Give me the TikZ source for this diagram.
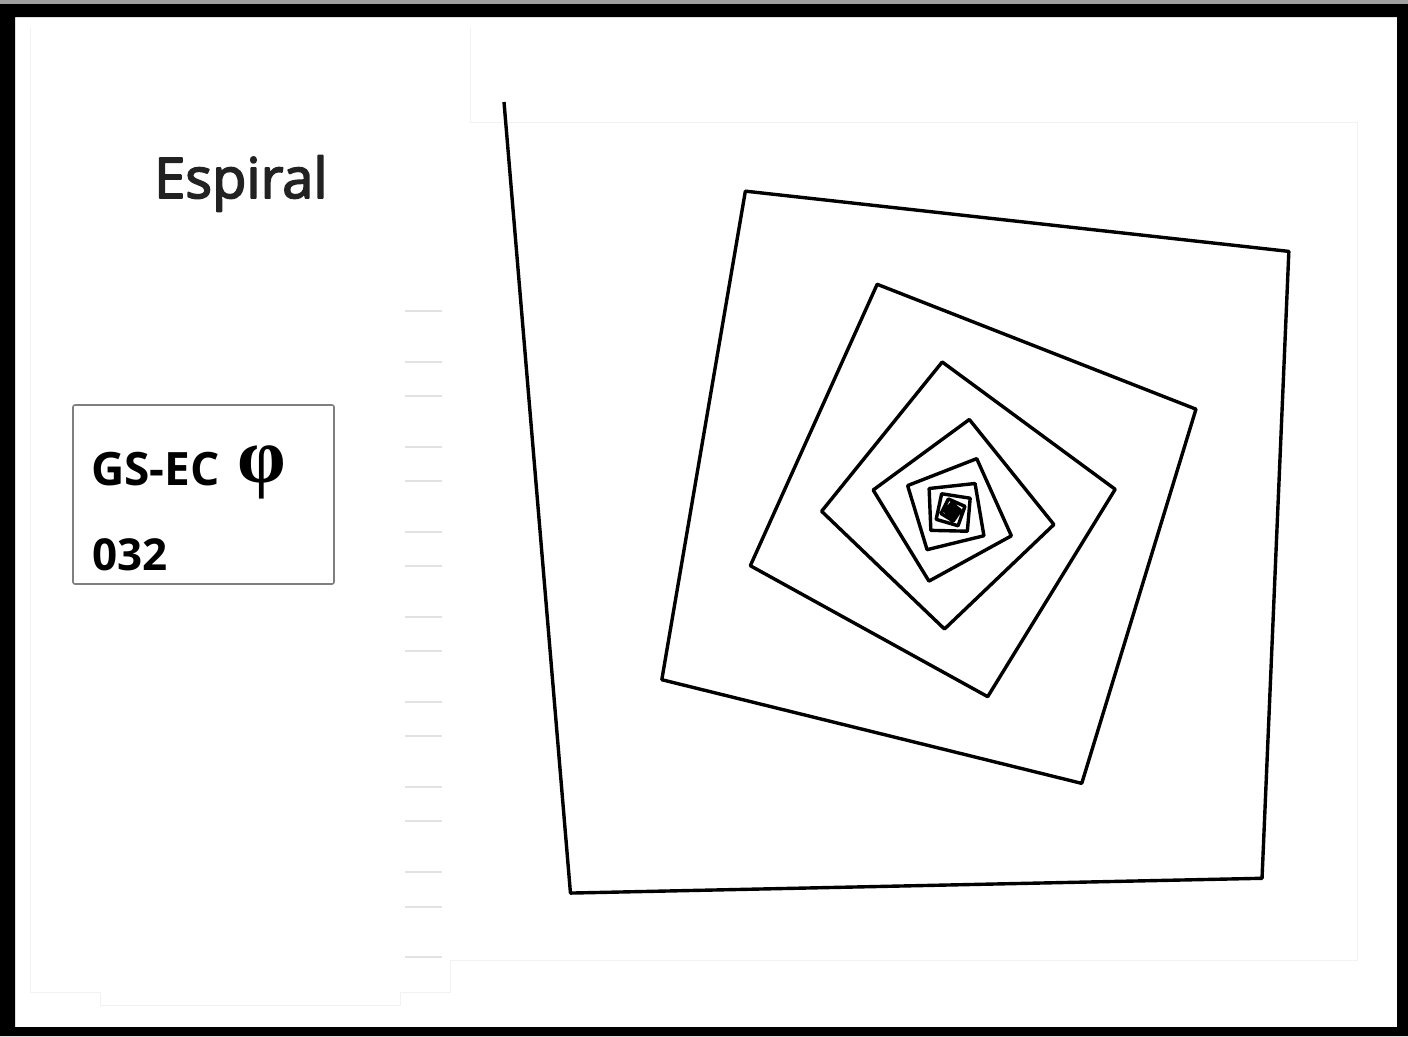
\documentclass[tikz,border=0pt]{standalone}
\usepackage{fontspec}
\setmainfont{Open Sans}
\newfontfamily\phifont{Liberation Serif}
\newfontfamily\titlefont{Open Sans}[FakeBold=3]
\usepackage{tikz}
\usetikzlibrary{positioning, calc}
\definecolor{TitleGrey}{HTML}{222222}
\definecolor{BoxGrey}{HTML}{7F7F7F}
\definecolor{TickGrey}{HTML}{E2E2E2}
\definecolor{GhostGrey}{HTML}{F2F2F2}
\definecolor{EdgeGrey}{HTML}{A0A0A0}

\begin{document}
\begin{tikzpicture}[x=1pt, y=-1pt, line join=round]
    \tikzstyle{spiral} = [draw, black, line width=3.4pt, line join=round]
    \tikzstyle{tick} = [draw, TickGrey, line width=2pt]
    \tikzstyle{ghost} = [draw, GhostGrey, line width=1pt]
    \tikzstyle{idframe} = [rectangle, draw=BoxGrey, line width=1.6pt, rounded corners=2pt, minimum width=261pt, minimum height=179pt, inner sep=0pt]
    \tikzstyle{label} = [inner sep=0pt, anchor=base west]

    \useasboundingbox (0,0) rectangle (1408,1036);
    \fill[white] (0,0) rectangle (1408,1036);

    % faint window outlines and ticks
    \draw[ghost] (470,28) -- (470,122) -- (1357,122) -- (1357,960) -- (450,960);
    \draw[ghost] (30,28) -- (30,992) -- (100,992) -- (100,1005) -- (400,1005) -- (400,992) -- (450,992) -- (450,960);
    \foreach \ty in {311,362,396,447,481,532,566,617,651,702,736,787,821,872,907,957}
        \draw[tick] (405,\ty) -- (442,\ty);

    % title and id box
    \node[label, text=TitleGrey] (title) at (154,198) {\titlefont\fontsize{56}{64}\selectfont Espiral};
    \node[idframe] (idbox) at (203.5,494.5) {};
    \node[label] (idname) at (91,485) {\fontsize{46}{52}\selectfont\bfseries GS-EC};
    \node[label] (idphi) at (237,482) {\phifont\fontsize{78}{80}\selectfont\bfseries φ};
    \node[label] (idnum) at (92,570) {\fontsize{44}{50}\selectfont\bfseries 032};

    % the spiral
    \coordinate (start) at (504,102);
    \begin{scope}[x=0.98pt]
        \draw[spiral] (start) \foreach \i [evaluate=\i as \ang using {mod(85.1-86.3*\i,360)}, evaluate=\i as \len using {794*0.889^\i}] in {0,...,70} { -- ++(\ang:\len) };
    \end{scope}

    % screen frame
    \fill[EdgeGrey] (0,0) rectangle (1408,4);
    \fill[black, even odd rule] (0,4) rectangle (1408,1036) (15,17) rectangle (1397,1027);
\end{tikzpicture}
\end{document}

══════════════════════════════

§ **BRIEF**
Give back every line exactly as it stands, pictures excluded.

§ **SOLVED EXERCISE**
Give me the TikZ source for this diagram.
\documentclass[tikz,border=0pt]{standalone}
\usepackage{fontspec}
\setmainfont{Open Sans}
\newfontfamily\phifont{Liberation Serif}
\newfontfamily\titlefont{Open Sans}[FakeBold=3]
\usepackage{tikz}
\usetikzlibrary{positioning, calc}
\definecolor{TitleGrey}{HTML}{222222}
\definecolor{BoxGrey}{HTML}{7F7F7F}
\definecolor{TickGrey}{HTML}{E2E2E2}
\definecolor{GhostGrey}{HTML}{F2F2F2}
\definecolor{EdgeGrey}{HTML}{A0A0A0}

\begin{document}
\begin{tikzpicture}[x=1pt, y=-1pt, line join=round]
    \tikzstyle{spiral} = [draw, black, line width=3.4pt, line join=round]
    \tikzstyle{tick} = [draw, TickGrey, line width=2pt]
    \tikzstyle{ghost} = [draw, GhostGrey, line width=1pt]
    \tikzstyle{idframe} = [rectangle, draw=BoxGrey, line width=1.6pt, rounded corners=2pt, minimum width=261pt, minimum height=179pt, inner sep=0pt]
    \tikzstyle{label} = [inner sep=0pt, anchor=base west]

    \useasboundingbox (0,0) rectangle (1408,1036);
    \fill[white] (0,0) rectangle (1408,1036);

    % faint window outlines and ticks
    \draw[ghost] (470,28) -- (470,122) -- (1357,122) -- (1357,960) -- (450,960);
    \draw[ghost] (30,28) -- (30,992) -- (100,992) -- (100,1005) -- (400,1005) -- (400,992) -- (450,992) -- (450,960);
    \foreach \ty in {311,362,396,447,481,532,566,617,651,702,736,787,821,872,907,957}
        \draw[tick] (405,\ty) -- (442,\ty);

    % title and id box
    \node[label, text=TitleGrey] (title) at (154,198) {\titlefont\fontsize{56}{64}\selectfont Espiral};
    \node[idframe] (idbox) at (203.5,494.5) {};
    \node[label] (idname) at (91,485) {\fontsize{46}{52}\selectfont\bfseries GS-EC};
    \node[label] (idphi) at (237,482) {\phifont\fontsize{78}{80}\selectfont\bfseries φ};
    \node[label] (idnum) at (92,570) {\fontsize{44}{50}\selectfont\bfseries 032};

    % the spiral
    \coordinate (start) at (504,102);
    \begin{scope}[x=0.98pt]
        \draw[spiral] (start) \foreach \i [evaluate=\i as \ang using {mod(85.1-86.3*\i,360)}, evaluate=\i as \len using {794*0.889^\i}] in {0,...,70} { -- ++(\ang:\len) };
    \end{scope}

    % screen frame
    \fill[EdgeGrey] (0,0) rectangle (1408,4);
    \fill[black, even odd rule] (0,4) rectangle (1408,1036) (15,17) rectangle (1397,1027);
\end{tikzpicture}
\end{document}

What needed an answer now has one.